6. Overlooking cost growth in backup storage
Large media libraries, multiple environments, and long retention windows can increase storage use over time. Separate production storage from backup storage in your planning. If you need a framework for estimating that growth, refer to Cloud Storage Pricing Calculator Guide: How to Estimate Object, Block, and Backup Costs.
7. Relying on one recovery method
The strongest setups often combine provider backups, deployment rollbacks, and external copies for critical data. Even if you prefer fully managed hosting, diversity in recovery paths can reduce operational risk.
When to revisit
Your backup checklist should not be a one-time purchase exercise. Revisit it whenever the risk profile of the site changes. The practical rule is simple: if the site stores more value than it did last quarter, your backup assumptions deserve another look.
Review your hosting backup setup in these situations:
- Before seasonal planning cycles: traffic spikes, campaigns, and product launches increase both change volume and outage cost.
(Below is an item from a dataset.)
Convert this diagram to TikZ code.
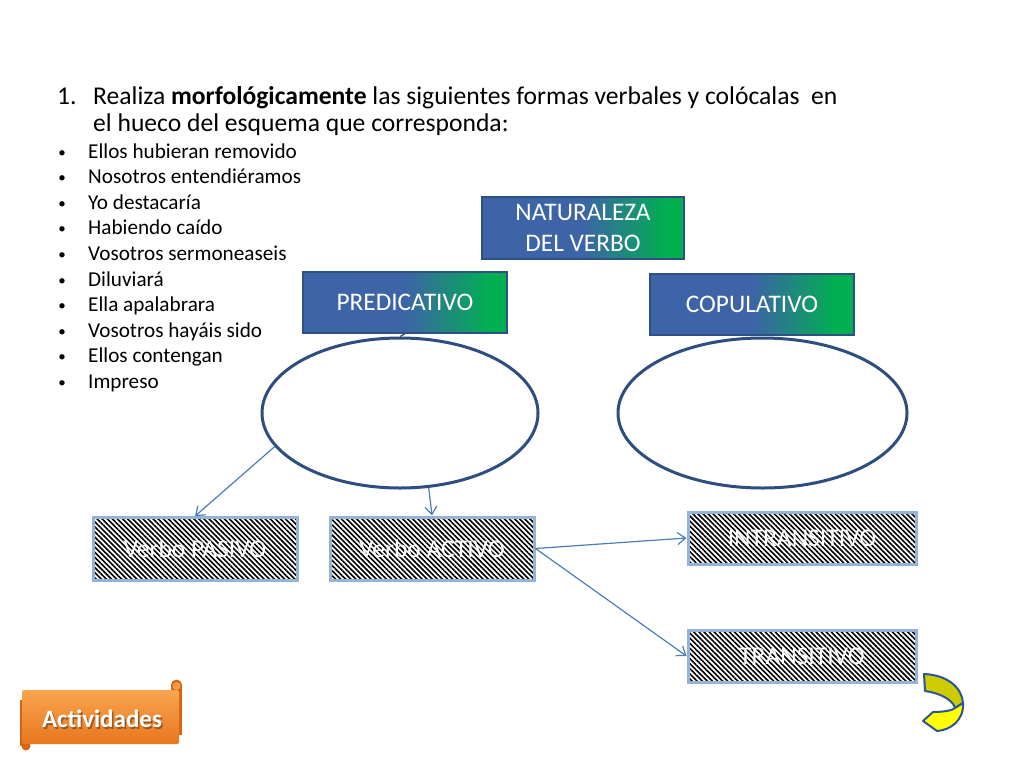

- When workflows or tools change: new plugins, a new deployment pipeline, a new CMS, or a move to managed cloud hosting can change what needs protection.
- After a redesign or migration: architecture often shifts faster than backup policies.
- When adding ecommerce, memberships, or user-generated content: data value and change rate increase immediately.
- After an incident or near miss: a failed update, accidental deletion, or restore delay is a signal to tighten the process.
- At renewal time: compare your current provider against your present needs, not the needs you had when you first signed up.
To make this review actionable, keep a short recurring checklist:
- List every stateful component of the site.
- Write down current backup frequency and retention for each one.
- Run or schedule a test restore.
- Measure how long recovery actually takes.
- Document gaps such as DNS, email, or third-party data.
- Decide whether provider backups are enough or need external copies.
If you only keep one takeaway from this guide, make it this: the best website hosting with automatic backups is the one you can recover from confidently, not the one with the most reassuring marketing language. Ask specific questions, test the answers, and keep your checklist current as the site evolves.